🤖 AI Summary
This work addresses the challenges of knowledge loss due to discrete quantization and the difficulty of achieving semantic-structural alignment under data heterogeneity and communication constraints in federated graph foundation models. To this end, the authors propose a quantization-free continuous embedding space alignment strategy that enforces semantic-structural consistency between a frozen pre-trained language model and a graph neural network. The approach leverages unsupervised contrastive learning to capture transferable generalizable knowledge and incorporates a lightweight prompt-tuning mechanism to adapt to downstream tasks without full-parameter fine-tuning. This design significantly enhances model generalization and communication efficiency, consistently outperforming existing baselines across multiple datasets, with performance gains reaching up to 14.37%.
📝 Abstract
Recent studies of federated graph foundational models (FedGFMs) break the idealized and untenable assumption of having centralized data storage to train graph foundation models, and accommodate the reality of distributed, privacy-restricted data silos.
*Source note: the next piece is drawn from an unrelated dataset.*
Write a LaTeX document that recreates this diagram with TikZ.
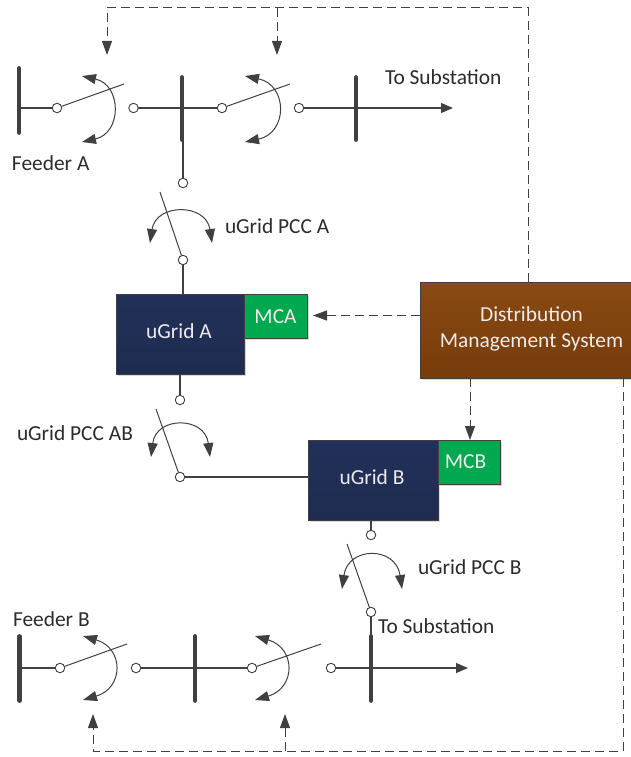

Despite their simplicity and intuition, existing studies that project aligned generalizable knowledge onto a discrete token space via vector-quantized backbones suffer from irreversible knowledge loss during the quantization process. In this context, we argue that reconciling the semantic-structural orthogonality and integrity between pre-trained language models (PLMs) and graph neural networks (GNNs) is paramount for developing effective FedGFMs while simultaneously mitigating the severe data heterogeneity and communication constraints inherent in distributed, resource-limited environments. To address these issues, we propose FedGALA (Federated Graph And Language Alignment), a framework that resolves graph-based semantic-structural orthogonality and integrity in federated settings by employing unsupervised contrastive learning to align GNNs and frozen PLMs within a continuous embedding space, thereby capturing robust, transferable general knowledge. Subsequently, FedGALA leverages a communication-efficient prompt tuning mechanism to steer these pre-aligned encoders and frozen PLMs, facilitating effective adaptation to diverse downstream tasks while circumventing the prohibitive overhead of full-parameter fine-tuning. The comprehensive experiments validate that FedGALA outperforms all competitive baselines across multi-domain datasets on multiple tasks with up to 14.37% performance improvement.